Grazie a questa apertura di diversi pensatori e scienziati, oggi sappiamo ad esempio che cornacchie e polipi riconoscono le facce umane, i pesci sanno passare le informazioni apprese da una generazione all’altra e le scimmie sono in grado di imparare dagli errori dei propri simili. Durante la due giorni, molti sono stati gli interventi degni di nota, a cominciare dall’introduzione al convegno di Roberto Marchesini: «Viviamo in un’epoca di costante distruzione del mondo vivente, dove uno dei problemi principali è l’antropocentrismo». Secondo lo zooantropologo, in questa società basata sull’individualismo diventa fondamentale riscoprire il rapporto con gli altri, mettendo in discussione il nostro egocentrismo personale e di specie.
«Pensare l’uomo come coscienza separata dallo spazio e dal mondo è un’astrazione assoluta», ha affermato il professore di filosofia teoretica dell’Università di Catania Alberto Giovanni Biuso, concludendo: «L’umanità non è la controparte dell’animalità, ne rappresenta una specificità, dunque non ha senso chiedersi quale sia l’animale più intelligente, poiché basiamo questa domanda su un unico modello di intelligenza». Secondo Biuso: «Abbiamo paura dell’animale che noi stessi siamo, una paura atavica, basata sulla necessità di marcare il territorio e stabilire una gerarchia, differenziandoci dalle altre specie». La sfida sta dunque nel «superare questo concetto di centralità, perché ci troviamo in un labirinto dove non c’è nessun centro».
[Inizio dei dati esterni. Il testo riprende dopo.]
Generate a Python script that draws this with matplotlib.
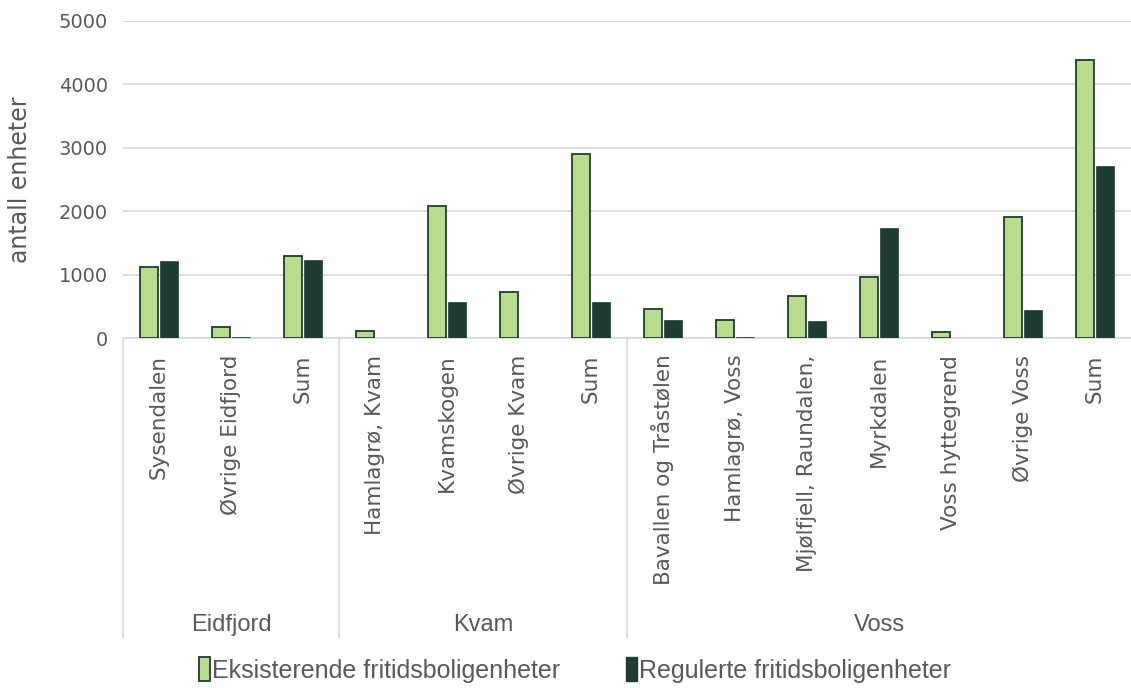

Dal canto suo, il filosofo ed etologo Dominique Lestel (forte della sua esperienza maturata nelle parecchie indagini sulla relazione tra umani e animali) ha presentato al pubblico una nuova corrente di pensiero, lo zoo-futurismo: «Con questo termine si intende l’animalizzazione dell’essere umano: è una posizione al contempo filosofica e artistica in corso di elaborazione, nella quale si tratta di riattivare la nostra animalità, esplorando le capacità che abbiamo ricevuto dalla nostra storia filogenetica e che abbiamo perso o non abbiamo avuto l’occasione di sperimentare fino in fondo in quanto Homo Sapiens».
Il Simposio ha ruotato per intero attorno al concetto di accettazione dell’intelligenza animale. Resta da capire se, ora, siamo pronti ad aprirci alle altre intelligenze e a percorrere un territorio ancora «largamente inesplorato», quello delle menti non umane.